Here at Baltzersen’s we don’t just like to make great coffee; we also like to consume a few drops when we get the chance and share what we have discovered. The capital of England is considered by many to be the Coffee Capital of the world, with more high-class coffee shops than you can shake a large teaspoon at. While Paul has put down a few of his thoughts in a previous blog, the following effort represents my two krones worth. What follows is a tale of three types of coffee, two fine eateries and one thoroughly enjoyable weekend.
A Tale of Three Types of Coffee
To celebrate my better half’s PhD graduation, we arranged a two-day trip based on a simple plan. Yue picked one major tourist destination for each day; we constructed a route to each of them that contained ample opportunities to indulge in some serious hot beverage quality-control research (I am extremely fortunate to have a partner who is also a hot-drinks enthusiast; although she is tea yin to my coffee yang). Throw a couple of eateries and somewhere to lay our heads for the night into the mix; and the result was a recipe for success that even our wonderful bakers would have been proud of. The only slight downside was that the instructions for this recipe included adding plenty of water at an early stage…

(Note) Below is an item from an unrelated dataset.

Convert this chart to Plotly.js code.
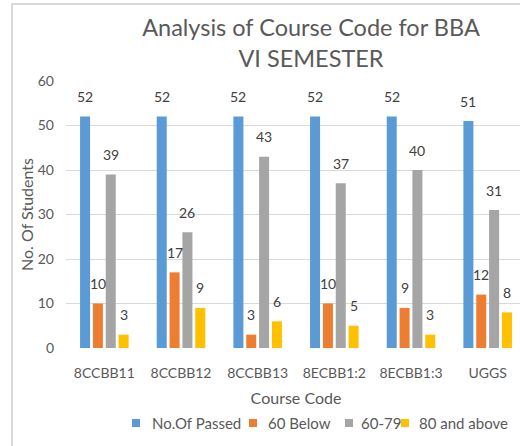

After arriving at King’s Cross bright and early, the skies decided to become distinctly less bright than we were; and consequently we were drenched on the way to Workshop Coffee’s main branch on Clerkenwell Road. Upon arrival we were in immediate need of warm liquid comfort, and a fantastic Ethiopian Duromino immediately caught my eye – I ordered it as an Aeropress.
An Aeropress is not a device for getting bubbles out of chocolate bars, but rather a vacuum-produced filter coffee. Quite simply, by filtering the coffee in such a way; more impurities from the air are kept out and more of the wonderful flavours are kept in (for further details you can read our previous blog on filter coffee).
Ethiopia is thought to be the ancestral home of coffee and their beans are renowned for their light fruity notes and floral overtones. What made this particular coffee stand out for me is that it also had a gentle honeydew edge that beautifully complemented the subtle flavours of lemon and elderflower. The final result was a wonderfully light and balanced coffee that made the soaking we received seem worthwhile.
Given that Aeropress is my favourite way of drinking filter coffee; it seemed inappropriate to only have one during the course of the weekend. Therefore, at our final weekend destination, ‘Notes’ just off Trafalgar Square, I sampled a Gathaitai from Kenya.
As is fairly typical for Kenyan coffees; this one carried fairly strong citrus flavours with mild summer fruit overtones. The final result was a very pleasing coffee, but for my money the Duromino came out ahead; and so we made a quick return visit to Workshop in order to pick up supplies.
A wise barista once told me that the hardest coffee drink to make is an espresso. This is because, ‘there are no hiding places for mistakes’. She also told me that if you want to get the true essence of a coffee’s flavours, then getting right back basics is by far the best way. It was with these words (and that wonderful Duromino) spinning through my mind that we headed to the world-famous ‘Caravan’ in Central London; in order to put theory into practice; and to sample what we had been informed would be some extraordinary food.
Upon arrival, though, we were told that there was a half-hour wait for a table. However, this was no inconvenience because there was a wonderful World Food and Drink Festival taking place right outside the premises. It also just so happened that one of the stalls was ‘Noble Espresso’; a coffee cart that had been recommended to us, but which we had thought would be closed that day.
‘Noble’ consists of a young, enthusiastic and up-and-coming team of baristas; who gave me a delightful Ethiopian Bokasso to sample. With its rich fruity flavours of limes, summer berries and apricots, we both concluded that this was one espresso with no mistakes to hide. Quite simply, it was by far the best aperitif that I have ever had and set me up very nicely for lunch.